Art is an ill-defined mix of imagination and craft, flights of inspired fantasy and hard-learned technique, and a lot of rubbish. It may be totally new and fresh, or yet another Mother and Child. And whether it is called Art depends on who you are and where you are standing. It has meant different things for different people at different times. Lovely! Plenty of scope for discussion, argument, maybe even war.
One thing is clear: great art transcends all of this and will have universal appeal, whether to a New Yorker in 2006, a Hottentot, a Samurai, or a Stone Age caveman. And it will still be great art in two thousand years’ time. But most of what is shown in galleries and exhibitions is essentially ephemeral, not great art, maybe not aspiring to be anything other than imaginative, attractive and, of course, saleable.
And why not? It is there to catch a mood, it is of today and for today. And it is not easy to predict which pieces will make it into the future and be a long-term success and which will not. You have to make up your own mind, follow your own instinct and taste.
If you can understand what they are about, you can follow the art gurus. I don’t speak their language or understand what they say so it mostly passes me by. So does all the art networking that goes on. Fine if you like that sort of thing, though I think the networkers are often promoting themselves and their goings-on, not the art. Good luck to them, they are show-offs and self-publicists, instant celebrities, perhaps the world needs more of them. Maybe they themselves see the art.
Not for me, though, thanks all the same. I stay at home and paint, and I let the galleries come to me.

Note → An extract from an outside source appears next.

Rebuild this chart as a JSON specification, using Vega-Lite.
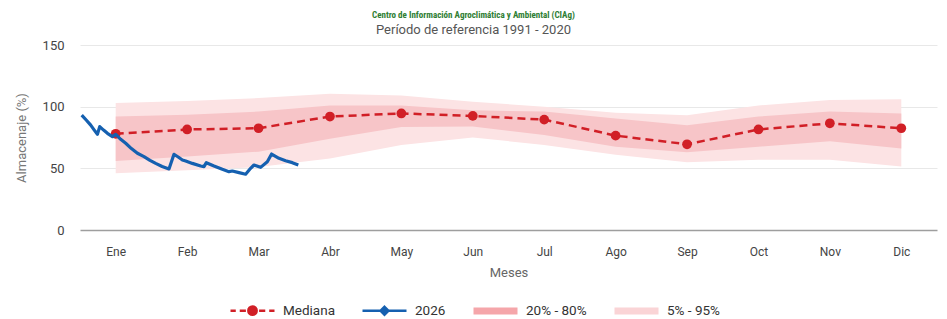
{
  "$schema": "https://vega.github.io/schema/vega-lite/v6.json",
  "width": 857,
  "height": 185,
  "autosize": {"type": "none"},
  "padding": {"left": 80, "top": 45, "right": 10, "bottom": 89},
  "background": "white",
  "config": {
    "font": "Roboto",
    "view": {"stroke": null},
    "axis": {"labelFont": "Roboto", "titleFont": "Roboto"},
    "legend": {"labelFont": "Roboto"}
  },
  "title": {
    "text": "Centro de Información Agroclimática y Ambiental (CIAg)",
    "subtitle": "Período de referencia 1991 - 2020",
    "font": "Roboto Condensed, Liberation Sans Narrow, DejaVu Sans Condensed, Roboto",
    "fontSize": 9,
    "fontWeight": "bold",
    "color": "#2e7d32",
    "subtitleFont": "Roboto",
    "subtitleFontSize": 13,
    "subtitleColor": "#555555",
    "subtitlePadding": 4,
    "anchor": "middle",
    "dx": -35,
    "offset": 2
  },
  "datasets": {
    "mensual": [
      {"mes": 0, "med": 78, "p5": 46, "p20": 56, "p80": 92, "p95": 103},
      {"mes": 1, "med": 81.5, "p5": 48.5, "p20": 59.5, "p80": 93.5, "p95": 104.5},
      {"mes": 2, "med": 82.5, "p5": 51, "p20": 63.5, "p80": 96, "p95": 107},
      {"mes": 3, "med": 92, "p5": 58, "p20": 74, "p80": 101, "p95": 110.5},
      {"mes": 4, "med": 94.5, "p5": 69, "p20": 83.5, "p80": 101, "p95": 109},
      {"mes": 5, "med": 92.5, "p5": 75, "p20": 84, "p80": 97, "p95": 104},
      {"mes": 6, "med": 89.5, "p5": 69, "p20": 77, "p80": 96, "p95": 100},
      {"mes": 7, "med": 76.5, "p5": 61, "p20": 67.5, "p80": 90.5, "p95": 95},
      {"mes": 8, "med": 69.5, "p5": 55, "p20": 63, "p80": 85, "p95": 93},
      {"mes": 9, "med": 81.5, "p5": 57, "p20": 67.5, "p80": 92, "p95": 101},
      {"mes": 10, "med": 86.5, "p5": 57, "p20": 72, "p80": 96, "p95": 105.5},
      {"mes": 11, "med": 82.5, "p5": 51.5, "p20": 66, "p80": 94.5, "p95": 106}
    ],
    "diario": [
      {"mes": -0.476, "valor": 93.2},
      {"mes": -0.41, "valor": 89},
      {"mes": -0.35, "valor": 85},
      {"mes": -0.3, "valor": 81},
      {"mes": -0.256, "valor": 77.6},
      {"mes": -0.224, "valor": 83.8},
      {"mes": -0.17, "valor": 81},
      {"mes": -0.116, "valor": 78.4},
      {"mes": -0.046, "valor": 75.7},
      {"mes": 0, "valor": 77.6},
      {"mes": 0.07, "valor": 73.5},
      {"mes": 0.14, "valor": 70.3},
      {"mes": 0.22, "valor": 66},
      {"mes": 0.304, "valor": 62.2},
      {"mes": 0.396, "valor": 59.5},
      {"mes": 0.48, "valor": 56.5},
      {"mes": 0.56, "valor": 54},
      {"mes": 0.65, "valor": 51.5},
      {"mes": 0.746, "valor": 49.5},
      {"mes": 0.816, "valor": 61.4},
      {"mes": 0.88, "valor": 59},
      {"mes": 0.934, "valor": 56.8},
      {"mes": 0.98, "valor": 56},
      {"mes": 1.073, "valor": 54},
      {"mes": 1.19, "valor": 51.9},
      {"mes": 1.236, "valor": 51.4},
      {"mes": 1.269, "valor": 54.6},
      {"mes": 1.376, "valor": 51.9},
      {"mes": 1.493, "valor": 49.2},
      {"mes": 1.586, "valor": 47.3},
      {"mes": 1.633, "valor": 47.8},
      {"mes": 1.726, "valor": 46.5},
      {"mes": 1.819, "valor": 45.2},
      {"mes": 1.889, "valor": 50},
      {"mes": 1.936, "valor": 52.7},
      {"mes": 2.029, "valor": 50.8},
      {"mes": 2.123, "valor": 55.4},
      {"mes": 2.183, "valor": 61.6},
      {"mes": 2.286, "valor": 58.1},
      {"mes": 2.379, "valor": 56.2},
      {"mes": 2.473, "valor": 54.6},
      {"mes": 2.557, "valor": 52.7}
    ],
    "leyenda": [
      {"serie": "Mediana"},
      {"serie": "2026"},
      {"serie": "20% - 80%"},
      {"serie": "5% - 95%"}
    ]
  },
  "encoding": {
    "x": {
      "field": "mes",
      "type": "quantitative",
      "scale": {"domain": [-0.5, 11.5], "nice": false, "zero": false},
      "axis": {
        "values": [0, 1, 2, 3, 4, 5, 6, 7, 8, 9, 10, 11],
        "labelExpr": "['Ene','Feb','Mar','Abr','May','Jun','Jul','Ago','Sep','Oct','Nov','Dic'][datum.value]",
        "grid": false,
        "ticks": false,
        "domain": false,
        "labelPadding": 16,
        "labelFontSize": 12,
        "labelColor": "#444444",
        "title": "Meses",
        "titleFontSize": 13,
        "titleFontWeight": "normal",
        "titleColor": "#666666",
        "titlePadding": 9,
        "labelFlush": false,
        "labelOverlap": false
      }
    }
  },
  "layer": [
    {
      "data": {"name": "mensual"},
      "mark": {"type": "area", "color": "#fce3e4", "opacity": 1},
      "encoding": {
        "y": {
          "field": "p5",
          "type": "quantitative",
          "scale": {"domain": [0, 150], "nice": false},
          "axis": {
            "values": [0, 50, 100, 150],
            "title": "Almacenaje (%)",
            "titleFontSize": 13,
            "titleFontWeight": "normal",
            "titleColor": "#777777",
            "titlePadding": 14,
            "labelFontSize": 13,
            "labelColor": "#444444",
            "labelPadding": 16,
            "ticks": false,
            "domain": false,
            "gridColor": {"condition": {"test": "datum.value === 0", "value": "#9e9e9e"}, "value": "#e8e8e8"},
            "gridWidth": {"condition": {"test": "datum.value === 0", "value": 1.6}, "value": 1}
          }
        },
        "y2": {"field": "p95"}
      }
    },
    {
      "data": {"name": "mensual"},
      "mark": {"type": "area", "color": "#f7c5c8", "opacity": 1},
      "encoding": {
        "y": {"field": "p20", "type": "quantitative"},
        "y2": {"field": "p80"}
      }
    },
    {
      "data": {"name": "mensual"},
      "mark": {"type": "line", "color": "#d11f26", "strokeDash": [8, 5], "strokeWidth": 2.5, "point": {"filled": true, "size": 95, "color": "#d11f26"}},
      "encoding": {
        "y": {"field": "med", "type": "quantitative"}
      }
    },
    {
      "data": {"name": "diario"},
      "mark": {"type": "line", "color": "#1560b0", "strokeWidth": 3.2, "strokeJoin": "round"},
      "encoding": {
        "y": {"field": "valor", "type": "quantitative"}
      }
    },
    {
      "data": {"name": "leyenda"},
      "mark": {"type": "point", "filled": true, "strokeWidth": 2.5, "opacity": 1},
      "encoding": {
        "y": {"field": "valor", "type": "quantitative"},
        "fill": {
          "field": "serie",
          "type": "nominal",
          "scale": {
            "domain": ["Mediana", "2026", "20% - 80%", "5% - 95%"],
            "range": ["#d11f26", "#1560b0", "#f5a6aa", "#fad4d6"]
          },
          "legend": {
            "orient": "none",
            "direction": "horizontal",
            "legendX": 149,
            "legendY": 242,
            "title": null,
            "labelFontSize": 13.5,
            "labelColor": "#333333",
            "labelOffset": 7,
            "columnPadding": 22,
            "symbolSize": 1936,
            "symbolStrokeWidth": 2.5,
            "symbolOpacity": 1
          }
        },
        "stroke": {
          "field": "serie",
          "type": "nominal",
          "scale": {
            "domain": ["Mediana", "2026", "20% - 80%", "5% - 95%"],
            "range": ["#d11f26", "#1560b0", "transparent", "transparent"]
          },
          "legend": {
            "orient": "none",
            "direction": "horizontal",
            "legendX": 149,
            "legendY": 242,
            "title": null,
            "labelFontSize": 13.5,
            "labelColor": "#333333",
            "labelOffset": 7,
            "columnPadding": 22,
            "symbolSize": 1936,
            "symbolStrokeWidth": 2.5,
            "symbolOpacity": 1
          }
        },
        "shape": {
          "field": "serie",
          "type": "nominal",
          "scale": {
            "domain": ["Mediana", "2026", "20% - 80%", "5% - 95%"],
            "range": [
              "M-1,0H-0.76M-0.58,0H-0.3M0.3,0H0.58M0.76,0H1M-0.19,0A0.19,0.19 0 1,0 0.19,0A0.19,0.19 0 1,0 -0.19,0Z",
              "M-1,0H1M0,-0.18L0.18,0L0,0.18L-0.18,0Z",
              "M-1,-0.16H1V0.16H-1Z",
              "M-1,-0.16H1V0.16H-1Z"
            ]
          },
          "legend": {
            "orient": "none",
            "direction": "horizontal",
            "legendX": 149,
            "legendY": 242,
            "title": null,
            "labelFontSize": 13.5,
            "labelColor": "#333333",
            "labelOffset": 7,
            "columnPadding": 22,
            "symbolSize": 1936,
            "symbolStrokeWidth": 2.5,
            "symbolOpacity": 1
          }
        }
      }
    }
  ]
}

I think about this stuff, but not too much. Essentially I go where my imagination takes me, sometimes quite serious work, sometimes just fun. What I don’t do is look for a winning formula and then flog it to death, looking neither right nor left for new inspiration. I find work of this kind very tedious and I cannot understand how people claiming to be imaginative and creative artists can do it. If they are imaginative and creative they should be trying all sorts of things; some will work, some won’t, but at least they should try.
Once he had found his formula, for want of a better word, why didn’t Rothko try a few curves, a few circles even, gosh how daring! And how can a painter such as Bridget Riley be fulfilled doing minute variations on the same stuff she started on forty years or more ago?
I couldn’t do that; I couldn’t be bothered. I would rather do nothing.
There seems indeed to be a premium in the art world, not only on imagination and diversity but also on brand recognition, building up a following of people who know your work, see it in galleries and shows and then want the same, maybe for social reasons as much as aesthetic. One idea can make a career and a fortune; lots of ideas tumbling out are not so good for some reason. And it is easy to reply to this implied criticism that Cycladic art, so much iconised by everyone, stayed essentially unchanged for millennia. Is that art or craft? Maybe only the first Cycladic figures were truly art. It seems to me one can stand on this sort of discussion just where one likes: there are no absolutes.